One is at our senior prom and the other is in Iraq – you can probably guess which one.

Often when I sit down to write these letters, I can find some clever framing device for the cover subject, or I can employ an interesting point of view as a jumping off point, but this month my perspective is much more limited; that’s the reason why I am bringing Matt along with me. My friend since third grade, we shared phone calls and emails through four deployments (three in Iraq and one in Afghanistan) over nine years. While I was eating beef jerky in my car and learning to be a better journalist, Matt was dodging bullets in Baghdad.

He is my only real personal tie to what is arguably the single most misunderstood segment of our generation – the modern combat veteran.

Now, I don’t mean that as a country we don’t “support the troops.” In the post-9/11 world, you’d be hard-pressed to find anyone who doesn’t appreciate the massive sacrifice given by the men and women of our armed forces.

But that doesn’t mean civilians really understand them – especially when thousands of soldiers like Matt are now back in Ohio, facing the challenging and alien task of reintegrating into a world that has shifted several times during multiple deployments.

This month’s cover package, “Body of War” (page 79), was in essence an editorial exercise driven by personal interest: my respect for the modern veteran (or any veteran) is only matched by my inability to truly relate to their experience.

With Veterans Day approaching, I thought of the disappearing ink that used to be devoted to countless headlines a day from Afghanistan, now replaced with the ominous threat of ISIS in Syria and Iraq. I thought about how quickly the tide of war can change, and when it does, will it potentially wash over an equally serious issue here at home?
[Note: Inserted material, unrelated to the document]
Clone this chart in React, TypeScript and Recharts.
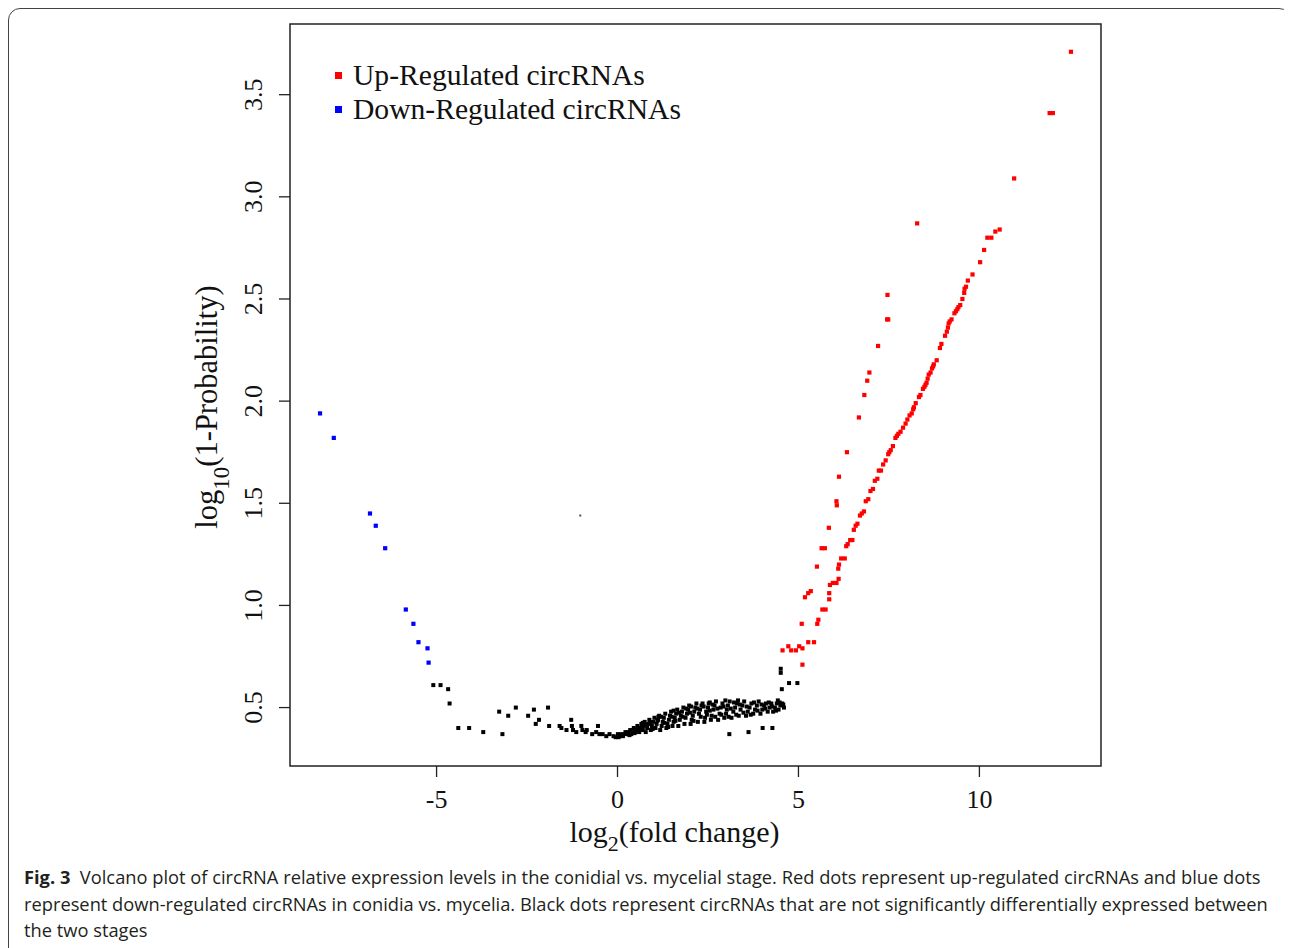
import React from "react";
import { ScatterChart, Scatter, XAxis, YAxis, ReferenceArea, Legend } from "recharts";

const SERIF = "'Liberation Serif', 'Times New Roman', serif";
const SANS = "'Open Sans', 'Noto Sans', sans-serif";

const X_TICKS = [-5, 0, 5, 10];
const Y_TICKS = [0.5, 1.0, 1.5, 2.0, 2.5, 3.0, 3.5];
const X_DOMAIN: [number, number] = [-9.05, 13.36];
const Y_DOMAIN: [number, number] = [0.214, 3.846];
const LEGEND_ORDER = ["Up-Regulated circRNAs", "Down-Regulated circRNAs"];

// up-regulated circRNAs (red)
const upRegulated: [number, number][] = [
  [12.53, 3.71], [11.94, 3.41], [12.03, 3.41], [10.96, 3.09], [8.28, 2.87],
  [10.56, 2.84], [10.44, 2.83], [10.22, 2.8], [10.33, 2.8], [10.13, 2.74],
  [10.02, 2.68], [9.81, 2.62], [9.68, 2.59], [9.63, 2.56], [9.59, 2.55],
  [9.58, 2.53], [9.53, 2.5], [9.47, 2.47], [9.42, 2.46], [9.39, 2.45], [9.35, 2.44],
  [9.31, 2.43], [9.23, 2.4], [9.18, 2.39], [9.15, 2.38], [9.13, 2.36],
  [9.1, 2.34], [9.05, 2.32], [8.95, 2.28], [8.91, 2.26], [8.82, 2.2], [8.74, 2.18],
  [8.72, 2.17], [8.69, 2.16], [8.65, 2.14], [8.6, 2.13], [8.57, 2.11], [8.54, 2.09],
  [8.51, 2.08], [8.48, 2.07], [8.44, 2.06], [8.37, 2.03], [8.33, 2.02], [8.24, 1.99],
  [8.19, 1.97], [8.17, 1.96], [8.13, 1.94], [8.07, 1.93], [8.01, 1.91],
  [7.96, 1.89], [7.89, 1.87], [7.82, 1.85], [7.76, 1.84], [7.72, 1.83], [7.68, 1.82],
  [7.61, 1.78], [7.55, 1.76], [7.51, 1.75], [7.48, 1.74], [7.41, 1.71], [7.34, 1.69],
  [7.28, 1.66], [7.22, 1.66], [7.18, 1.62], [7.11, 1.61], [7.06, 1.57],
  [6.99, 1.56], [6.93, 1.52], [6.86, 1.51], [6.81, 1.46], [6.75, 1.45],
  [6.7, 1.44], [6.63, 1.4], [6.58, 1.39], [6.53, 1.37], [6.49, 1.32],
  [6.43, 1.32], [6.36, 1.3], [6.32, 1.29], [6.28, 1.23], [6.18, 1.23],
  [6.12, 1.2], [6.1, 1.18], [6.11, 1.13], [6.05, 1.11], [5.95, 1.11],
  [5.87, 1.1], [5.85, 1.06], [5.85, 1.03], [5.75, 0.98], [5.66, 0.98],
  [5.55, 0.93], [5.52, 0.91], [5.43, 0.82], [5.27, 0.82], [5.11, 0.71],
  [7.46, 2.52], [7.45, 2.4], [7.48, 2.4], [7.2, 2.27], [6.96, 2.14],
  [6.9, 2.1], [6.82, 2.03], [6.67, 1.92], [6.34, 1.75], [6.12, 1.63],
  [6.05, 1.51], [6.06, 1.49], [5.84, 1.38], [5.64, 1.28], [5.73, 1.28],
  [5.51, 1.19], [5.18, 1.04], [5.27, 1.06], [5.34, 1.07], [5.09, 0.91],
  [4.56, 0.78], [4.72, 0.8], [4.8, 0.78], [4.93, 0.78], [5.02, 0.8], [5.11, 0.79],
];

// down-regulated circRNAs (blue)
const downRegulated: [number, number][] = [
  [-8.22, 1.94], [-7.84, 1.82], [-6.84, 1.45], [-6.68, 1.39], [-6.42, 1.28],
  [-5.85, 0.98], [-5.64, 0.91], [-5.5, 0.82], [-5.25, 0.79], [-5.22, 0.72],
];

// not significantly different (black)
const notSignificant: [number, number][] = [
  [-5.09, 0.61], [-4.89, 0.61], [-4.68, 0.59], [-4.64, 0.52], [-4.4, 0.4],
  [-4.1, 0.4], [-3.71, 0.38], [-3.18, 0.37], [-3.27, 0.48], [-3.02, 0.46],
  [-2.81, 0.5], [-2.47, 0.46], [-2.31, 0.49], [-2.17, 0.44], [-2.26, 0.42],
  [-1.92, 0.5], [-1.89, 0.41], [-1.6, 0.41], [-1.55, 0.4], [-1.41, 0.39],
  [-1.28, 0.44], [-1.26, 0.41], [-1.23, 0.39], [-1.14, 0.38], [-1.0, 0.41],
  [-0.97, 0.39], [-0.88, 0.38], [-0.85, 0.39], [-0.7, 0.37], [-0.59, 0.38],
  [-0.54, 0.41], [-0.5, 0.37], [-0.41, 0.37], [-0.31, 0.36], [-0.22, 0.37],
  [-0.11, 0.36], [-0.05, 0.355], [0.01, 0.37], [0.03, 0.355],
  [0.05, 0.36], [0.1, 0.37], [0.15, 0.36], [0.2, 0.37], [0.22, 0.38], [0.28, 0.37],
  [0.3, 0.38], [0.35, 0.39], [0.38, 0.37], [0.42, 0.38], [0.45, 0.4], [0.5, 0.38],
  [0.52, 0.39], [0.55, 0.41], [0.6, 0.38], [0.62, 0.4], [0.66, 0.42], [0.7, 0.39],
  [0.72, 0.41], [0.75, 0.43], [0.78, 0.38], [0.82, 0.4], [0.85, 0.42], [0.88, 0.44],
  [0.92, 0.39], [0.95, 0.41], [0.98, 0.43], [1.02, 0.45], [1.05, 0.4], [1.08, 0.42],
  [1.12, 0.44], [1.15, 0.46], [1.18, 0.39], [1.22, 0.41], [1.25, 0.43], [1.28, 0.45],
  [1.32, 0.47], [1.35, 0.4], [1.38, 0.42], [1.42, 0.44], [1.45, 0.46], [1.48, 0.48],
  [1.52, 0.41], [1.55, 0.43], [1.58, 0.45], [1.62, 0.47], [1.65, 0.49], [1.68, 0.41],
  [1.72, 0.44], [1.75, 0.46], [1.78, 0.48], [1.82, 0.5], [1.85, 0.42], [1.88, 0.45],
  [1.92, 0.47], [1.95, 0.49], [1.98, 0.51], [2.02, 0.42], [2.05, 0.44], [2.08, 0.46],
  [2.12, 0.48], [2.15, 0.5], [2.18, 0.52], [2.22, 0.43], [2.25, 0.47], [2.28, 0.49],
  [2.32, 0.51], [2.35, 0.52], [2.4, 0.43], [2.42, 0.45], [2.45, 0.48], [2.5, 0.5],
  [2.52, 0.52], [2.58, 0.44], [2.6, 0.46], [2.65, 0.49], [2.68, 0.51], [2.72, 0.53],
  [2.78, 0.44], [2.82, 0.47], [2.85, 0.5], [2.9, 0.52], [2.95, 0.45], [3.0, 0.47],
  [3.02, 0.49], [3.05, 0.51], [3.1, 0.53], [3.15, 0.45], [3.2, 0.48], [3.25, 0.5],
  [3.3, 0.52], [3.35, 0.46], [3.4, 0.49], [3.45, 0.51], [3.5, 0.53], [3.55, 0.46],
  [3.6, 0.48], [3.65, 0.5], [3.7, 0.52], [3.75, 0.47], [3.8, 0.49], [3.85, 0.51],
  [3.9, 0.53], [3.95, 0.47], [4.0, 0.49], [4.05, 0.51], [4.1, 0.52], [4.15, 0.48],
  [4.2, 0.5], [4.25, 0.52], [4.3, 0.48], [4.35, 0.5], [4.4, 0.52], [4.45, 0.49],
  [4.5, 0.51], [4.55, 0.52], [4.6, 0.5],
  [0.12, 0.365], [0.26, 0.375], [0.33, 0.365], [0.47, 0.375], [0.58, 0.395],
  [0.68, 0.405], [0.8, 0.415], [0.9, 0.425], [0.97, 0.395], [1.1, 0.435],
  [1.2, 0.455], [1.3, 0.425], [1.4, 0.405], [1.5, 0.455], [1.6, 0.435],
  [1.7, 0.475], [1.8, 0.455], [1.9, 0.495], [2.0, 0.475], [2.1, 0.435],
  [2.2, 0.495], [2.3, 0.455], [2.38, 0.505], [2.47, 0.465], [2.55, 0.485],
  [2.63, 0.515], [2.7, 0.455], [2.76, 0.495], [2.87, 0.465], [2.93, 0.505],
  [3.07, 0.455], [3.13, 0.495], [3.22, 0.525], [3.28, 0.465], [3.38, 0.515],
  [3.48, 0.475], [3.57, 0.505], [3.68, 0.465], [3.77, 0.525], [3.87, 0.485],
  [3.98, 0.515], [4.08, 0.495], [4.18, 0.525], [4.27, 0.505], [4.38, 0.485],
  [4.48, 0.525], [4.58, 0.515], [4.43, 0.535], [3.33, 0.535], [2.98, 0.535],
  [2.55, 0.525], [2.03, 0.505], [1.55, 0.485], [1.13, 0.455], [0.7, 0.425],
  [3.09, 0.37], [3.62, 0.38], [4.01, 0.4], [4.28, 0.4], [4.51, 0.69], [4.51, 0.67],
  [4.54, 0.59], [4.74, 0.62], [4.97, 0.62],
];

// a lone faint mark above the curve
const stray: [number, number][] = [[-1.03, 1.44]];

const toPoints = (arr: [number, number][]) => arr.map(([x, y]) => ({ x, y }));

const square = (size: number, color: string) => (props: any) => {
  const { cx, cy } = props;
  if (cx == null || cy == null) return <g />;
  return <rect x={cx - size / 2} y={cy - size / 2} width={size} height={size} fill={color} />;
};

const XTick = ({ x, y, payload }: any) => (
  <text x={x} y={y} dy={29} textAnchor="middle" fontFamily={SERIF} fontSize={26} fill="#111">
    {payload.value}
  </text>
);

const YTick = ({ x, y, payload }: any) => {
  const bx = x - 15;
  return (
    <text
      x={bx}
      y={y}
      transform={`rotate(-90, ${bx}, ${y})`}
      textAnchor="middle"
      fontFamily={SERIF}
      fontSize={26}
      fill="#111"
    >
      {Number(payload.value).toFixed(1)}
    </text>
  );
};

const XLabel = (props: any) => {
  const vb = props.viewBox;
  return (
    <text x={vb.x + vb.width / 2 - 21} y={vb.y + 76} textAnchor="middle" fontFamily={SERIF} fontSize={30} fill="#111">
      log<tspan dy={9} fontSize={22}>2</tspan>
      <tspan dy={-9}>(fold change)</tspan>
    </text>
  );
};

const YLabel = (props: any) => {
  const vb = props.viewBox;
  const lx = vb.x + vb.width - 73;
  const ly = vb.y + vb.height / 2 + 12;
  return (
    <text
      x={lx}
      y={ly}
      transform={`rotate(-90, ${lx}, ${ly})`}
      textAnchor="middle"
      fontFamily={SERIF}
      fontSize={30.5}
      fill="#111"
    >
      log<tspan dy={12} fontSize={23}>10</tspan>
      <tspan dy={-12}>(1-Probability)</tspan>
    </text>
  );
};

const LegendBox = ({ payload }: any) => {
  const entries = (payload || [])
    .filter((e: any) => LEGEND_ORDER.includes(e.value))
    .sort((a: any, b: any) => LEGEND_ORDER.indexOf(a.value) - LEGEND_ORDER.indexOf(b.value));
  return (
    <div style={{ fontFamily: SERIF, fontSize: 29.6, lineHeight: "34px", color: "#111" }}>
      {entries.map((entry: any) => (
        <div key={entry.value} style={{ display: "flex", alignItems: "center", height: 34, whiteSpace: "nowrap" }}>
          <span style={{ display: "inline-block", width: 7, height: 7, background: entry.color, marginRight: 11 }} />
          <span>{entry.value}</span>
        </div>
      ))}
    </div>
  );
};

export default function App() {
  return (
    <div style={{ position: "relative", width: 1284, height: 940, overflow: "hidden", background: "#fff" }}>
      <style>{"html,body{overflow:hidden}"}</style>
      <div
        style={{
          position: "absolute",
          left: 0,
          top: 0,
          width: 1281,
          height: 960,
          border: "1px solid #444",
          borderRadius: 12,
        }}
      />
      <div style={{ position: "absolute", left: 0, top: 0 }}>
        <ScatterChart width={1284} height={880} margin={{ top: 16, right: 191, bottom: 32, left: 202 }}>
          <XAxis
            dataKey="x"
            type="number"
            domain={X_DOMAIN}
            ticks={X_TICKS}
            allowDataOverflow
            axisLine={false}
            tickLine={{ stroke: "#222", strokeWidth: 1.3 }}
            tickSize={11}
            height={90}
            tick={XTick}
            label={XLabel}
          />
          <YAxis
            dataKey="y"
            type="number"
            domain={Y_DOMAIN}
            ticks={Y_TICKS}
            allowDataOverflow
            axisLine={false}
            tickLine={{ stroke: "#222", strokeWidth: 1.3 }}
            tickSize={11}
            width={80}
            tick={YTick}
            label={YLabel}
          />
          <ReferenceArea
            x1={X_DOMAIN[0]}
            x2={X_DOMAIN[1]}
            y1={Y_DOMAIN[0]}
            y2={Y_DOMAIN[1]}
            fill="none"
            stroke="#222"
            strokeWidth={1.5}
            ifOverflow="visible"
          />
          <Legend
            layout="vertical"
            verticalAlign="middle"
            align="center"
            content={LegendBox}
            wrapperStyle={{ position: "absolute", left: 327, top: 50, width: 400, height: 68 }}
          />
          <Scatter
            name="not significant"
            data={toPoints(notSignificant)}
            fill="#000"
            legendType="none"
            shape={square(4, "#000")}
            isAnimationActive={false}
          />
          <Scatter
            name="stray"
            data={toPoints(stray)}
            fill="#555"
            legendType="none"
            shape={square(2, "#555")}
            isAnimationActive={false}
          />
          <Scatter
            name="Up-Regulated circRNAs"
            data={toPoints(upRegulated)}
            fill="#ff0000"
            shape={square(4.2, "#ff0000")}
            isAnimationActive={false}
          />
          <Scatter
            name="Down-Regulated circRNAs"
            data={toPoints(downRegulated)}
            fill="#0000ff"
            shape={square(4.2, "#0000ff")}
            isAnimationActive={false}
          />
        </ScatterChart>
      </div>
      <div
        style={{
          position: "absolute",
          left: 16,
          top: 856,
          fontFamily: SANS,
          fontSize: 18.3,
          lineHeight: "26.5px",
          color: "#231f20",
          whiteSpace: "nowrap",
        }}
      >
        <div>
          <b>Fig. 3</b>&nbsp;&nbsp;Volcano plot of circRNA relative expression levels in the conidial vs. mycelial stage. Red
          dots represent up-regulated circRNAs and blue dots
        </div>
        <div>
          represent down-regulated circRNAs in conidia vs. mycelia. Black dots represent circRNAs that are not
          significantly differentially expressed between
        </div>
        <div>the two stages</div>
      </div>
    </div>
  );
}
We won’t be the first to tell you that, beyond those we have lost in battle, there are an even greater number of potential casualties of war – long after tours are served and deployments have run their course. Reports of veteran suicides and divorce and bankruptcy and homelessness are increasingly commonplace, yet they get far less of the ink that war stories do.

What we are here to share with you is an honest discussion for those interested in better understanding the mind, body, and soul of the “whole warrior.”

To be frank, I never knew how to talk to Matt over the course of those nine years. I was never sure of where the boundaries were – what really could help him (or if he even needed it). Typically, we would discuss sports, our mutual taste in shitty hip-hop, and he’d talk about who had the filthiest banter on Army walkie-talkies.

Reading the personal, in-depth answers to our questions in this issue, I’ve been enlightened by the four local veterans willing to share their stories.

Namely, that they’re willing to share their stories.

That certainly doesn’t apply to everyone. The veterans in this issue, my friend Matt, your cousin, your friend’s sister – they’re all carrying a different narrative with them when they return home. But it is about questions, perhaps even the ones we – the civilians – ask ourselves.

How can we help? How can we better understand? Beyond bumper stickers and 5Ks and firm handshakes, what are real, tangible things the civilian world must understand and absorb in order to help these men and women who left pieces of themselves in a desert on the other side of the world?

After working on this issue, I don’t plan for those to be rhetorical. This experience has made me reflect on whether I should have asked Matt more questions over the last decade, and fortunately, I still have the chance. If you are so lucky, I urge you to do the same.